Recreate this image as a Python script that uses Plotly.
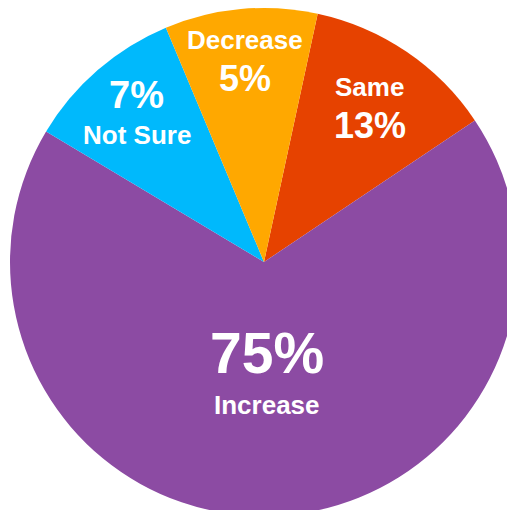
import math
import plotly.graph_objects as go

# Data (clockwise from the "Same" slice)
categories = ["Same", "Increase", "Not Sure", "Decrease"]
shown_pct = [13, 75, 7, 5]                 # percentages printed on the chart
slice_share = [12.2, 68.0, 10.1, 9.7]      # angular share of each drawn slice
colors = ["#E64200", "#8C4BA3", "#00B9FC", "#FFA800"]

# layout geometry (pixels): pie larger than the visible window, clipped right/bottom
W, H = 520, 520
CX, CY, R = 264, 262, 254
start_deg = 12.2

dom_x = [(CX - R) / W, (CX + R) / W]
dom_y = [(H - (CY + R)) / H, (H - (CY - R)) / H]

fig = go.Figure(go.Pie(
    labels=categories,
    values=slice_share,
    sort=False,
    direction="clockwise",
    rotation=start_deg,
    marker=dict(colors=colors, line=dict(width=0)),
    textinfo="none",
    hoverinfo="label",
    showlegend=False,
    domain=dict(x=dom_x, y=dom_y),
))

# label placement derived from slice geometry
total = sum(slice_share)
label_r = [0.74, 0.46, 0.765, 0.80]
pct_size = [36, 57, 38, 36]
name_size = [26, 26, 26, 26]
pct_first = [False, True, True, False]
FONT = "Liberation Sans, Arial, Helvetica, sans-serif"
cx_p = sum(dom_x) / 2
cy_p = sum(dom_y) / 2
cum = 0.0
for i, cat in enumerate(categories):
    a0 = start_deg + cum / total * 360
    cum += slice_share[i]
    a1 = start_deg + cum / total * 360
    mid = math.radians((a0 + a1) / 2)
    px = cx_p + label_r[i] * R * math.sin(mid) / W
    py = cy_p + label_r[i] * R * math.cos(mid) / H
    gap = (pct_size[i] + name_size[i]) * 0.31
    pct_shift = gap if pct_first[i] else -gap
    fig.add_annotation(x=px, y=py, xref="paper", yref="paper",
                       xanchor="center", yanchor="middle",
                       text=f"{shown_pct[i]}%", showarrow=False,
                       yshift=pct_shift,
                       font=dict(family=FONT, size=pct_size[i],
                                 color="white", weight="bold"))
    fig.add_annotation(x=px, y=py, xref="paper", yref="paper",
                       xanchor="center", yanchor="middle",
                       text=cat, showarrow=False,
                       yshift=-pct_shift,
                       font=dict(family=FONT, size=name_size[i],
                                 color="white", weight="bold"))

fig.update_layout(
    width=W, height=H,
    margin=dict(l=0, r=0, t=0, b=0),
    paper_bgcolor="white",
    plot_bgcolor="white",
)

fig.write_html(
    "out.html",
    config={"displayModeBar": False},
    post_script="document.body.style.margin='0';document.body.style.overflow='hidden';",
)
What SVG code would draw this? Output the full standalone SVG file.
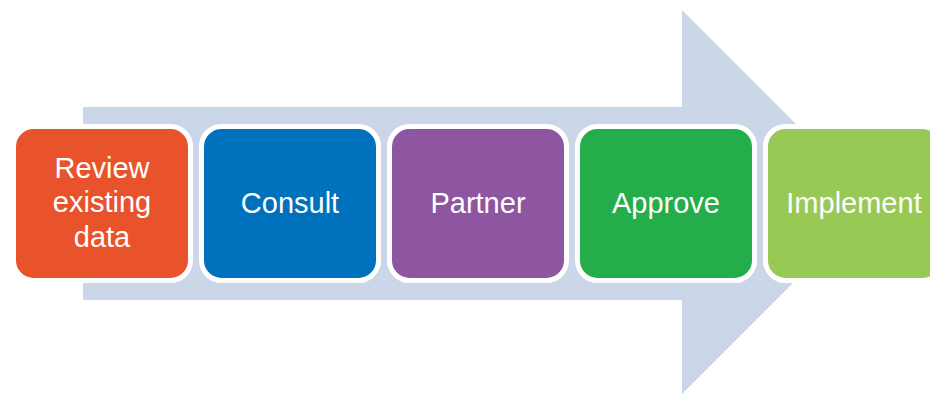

+++

(What you will do): Copy nothing but the lines from the top of the data down to the line containing "import plotly.graph_objects as go", and leave the pictures out.

(Result for this exercise):
Recreate this image as a Python script that uses Plotly.
import math
import plotly.graph_objects as go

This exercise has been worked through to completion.